これは、ノルウェーのアムンゼンが南極に続き、北極も征服する計画を立てていると伝えられていたこと、1913年のロマノフ朝300年祭に間に合わせようとしたことなどが理由だ。
セドフはやむなく自分で集めた資金で、計画を決行することにした。皇帝ニコライ二世も個人的に1万ルーブルを寄付している。
拙速な準備
準備は拙速のそしりを免れず、買い込んだ食糧が一部腐敗していたり、納入されなかったりした。レンタルした船「殉教者フォカ号」も、1870年製の老朽船で、十分な修復が間に合わず、浸水が懸念された。無線機はいったん搭載したが、無線技師を雇えなかったので、しかたなく置いていくという状況。
しかも、船の積載能力が、予定の物資の重量に達しなかったため、貴重な食糧や燃料をさらに減らさねばならなかった。ダメ押しは、乗組員が、準備不足を理由として自ら下船を申し出たため、新たに乗組員を編成しなければならなかったこと。
不安を抱えながらの出航
それでも、1912年8月14日、もはや引っ込みがつかないセドフは、不安を抱えながら、アルハンゲリスク港を出航した。冬季は流氷のためにノヴァヤ・ゼムリャで越冬し、ようやく1913年8月に、フランツ・ヨーゼフ・ランドに達したものの、燃料不足のためにティハヤ湾で越冬。

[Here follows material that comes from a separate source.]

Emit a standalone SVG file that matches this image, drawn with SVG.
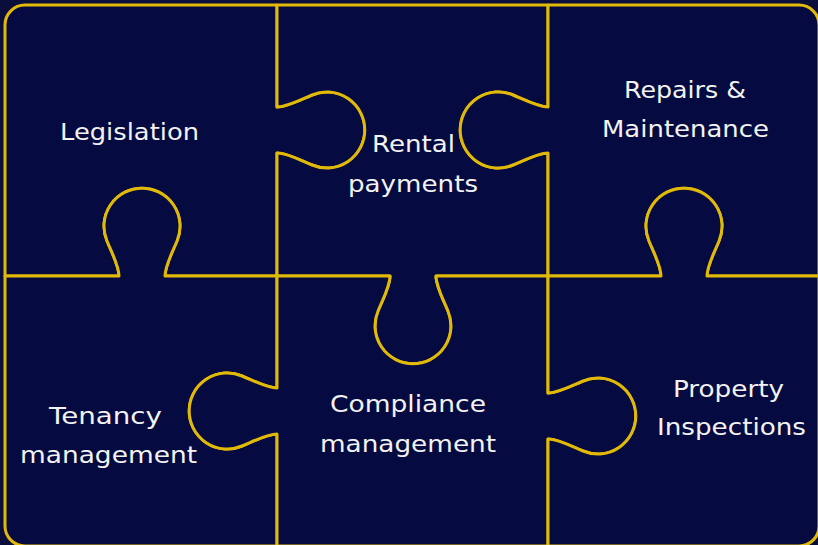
<svg xmlns="http://www.w3.org/2000/svg" width="818" height="545" viewBox="0 0 818 545">
<style>
.pc{fill:#050a40;stroke:#e1b907;stroke-width:3;stroke-linejoin:round}
.lb{font-family:"DejaVu Sans","Noto Sans","Liberation Sans",sans-serif;font-size:23.5px;fill:#f2f2f2;text-anchor:middle}
</style>
<rect width="818" height="545" fill="#0b0d3b"/>
<g id="legislation">
<path class="pc" d="M5,25 A20,20 0 0 1 25,5 L277,5 L277,107 C287,107 300,100 312,95 A38,38 0 1 1 312,165 C300,160 287,153 277,153 L277,276 L165,276 C165,266 172,253 177,241 A38,38 0 1 0 107,241 C112,253 119,266 119,276 L5,276 Z"/>
<text class="lb" x="129.5" y="140" textLength="139" lengthAdjust="spacingAndGlyphs">Legislation</text>
</g>
<g id="rental-payments">
<path class="pc" d="M277,5 L548,5 L548,107 C538,107 525,100 513,95 A38,38 0 1 0 513,165 C525,160 538,153 548,153 L548,276 L436,276 C436,286 443,299 448,311 A38,38 0 1 1 378,311 C383,299 390,286 390,276 L277,276 L277,153 C287,153 300,160 312,165 A38,38 0 1 0 312,95 C300,100 287,107 277,107 Z"/>
<text class="lb" x="413.5" y="152" textLength="83" lengthAdjust="spacingAndGlyphs">Rental</text>
<text class="lb" x="413" y="192" textLength="130" lengthAdjust="spacingAndGlyphs">payments</text>
</g>
<g id="repairs-maintenance">
<path class="pc" d="M548,5 L799,5 A20,20 0 0 1 819,25 L819,276 L707,276 C707,266 714,253 719,241 A38,38 0 1 0 649,241 C654,253 661,266 661,276 L548,276 L548,153 C538,153 525,160 513,165 A38,38 0 1 1 513,95 C525,100 538,107 548,107 Z"/>
<text class="lb" x="685" y="98" textLength="122" lengthAdjust="spacingAndGlyphs">Repairs &amp;</text>
<text class="lb" x="685.5" y="137" textLength="167" lengthAdjust="spacingAndGlyphs">Maintenance</text>
</g>
<g id="tenancy-management">
<path class="pc" d="M5,276 L119,276 C119,266 112,253 107,241 A38,38 0 1 1 177,241 C172,253 165,266 165,276 L277,276 L277,388 C267,388 254,381 242,376 A38,38 0 1 0 242,446 C254,441 267,434 277,434 L277,546 L25,546 A20,20 0 0 1 5,526 Z"/>
<text class="lb" x="105.5" y="424" textLength="113" lengthAdjust="spacingAndGlyphs">Tenancy</text>
<text class="lb" x="108.5" y="463" textLength="177" lengthAdjust="spacingAndGlyphs">management</text>
</g>
<g id="compliance-management">
<path class="pc" d="M277,276 L390,276 C390,286 383,299 378,311 A38,38 0 1 0 448,311 C443,299 436,286 436,276 L548,276 L548,393 C558,393 571,386 583,381 A38,38 0 1 1 583,451 C571,446 558,439 548,439 L548,546 L277,546 L277,434 C267,434 254,441 242,446 A38,38 0 1 1 242,376 C254,381 267,388 277,388 Z"/>
<text class="lb" x="408" y="412" textLength="156" lengthAdjust="spacingAndGlyphs">Compliance</text>
<text class="lb" x="408" y="452" textLength="176" lengthAdjust="spacingAndGlyphs">management</text>
</g>
<g id="property-inspections">
<path class="pc" d="M548,276 L661,276 C661,266 654,253 649,241 A38,38 0 1 1 719,241 C714,253 707,266 707,276 L819,276 L819,526 A20,20 0 0 1 799,546 L548,546 L548,439 C558,439 571,446 583,451 A38,38 0 1 0 583,381 C571,386 558,393 548,393 Z"/>
<text class="lb" x="728.5" y="397" textLength="111" lengthAdjust="spacingAndGlyphs">Property</text>
<text class="lb" x="731.5" y="435" textLength="149" lengthAdjust="spacingAndGlyphs">Inspections</text>
</g>
<g id="connectors"/>
</svg>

食糧不足も深刻で、極地探検に最も不適当なお粥ばかりを食べることになり、隊員の多くが壊血病にかかった。壊血病を免れたのは、セイウチや犬の肉を食べた7人のみ。セドフ自身も衰弱し、1914年1月からは船室から出ることもほとんどなくなり、船内は、燃料不足で暖房がきかず、氷に覆われた。
捨て身で極点を目指すが・・・
1914年2月2日、すでに壊血病にやられていたセドフは、2人の隊員とともに、ティハヤ湾から犬ゾリで北極点を目指した。しかし、セドフの病状は急激に悪化し、18日目の2月20日に、ルドルフ島付近で死亡した。2人の隊員は、セドフの遺体を、彼が極点に立てるはずだった旗などとともに葬り、船に引き返した(セドフの死後の状況については異説もある)。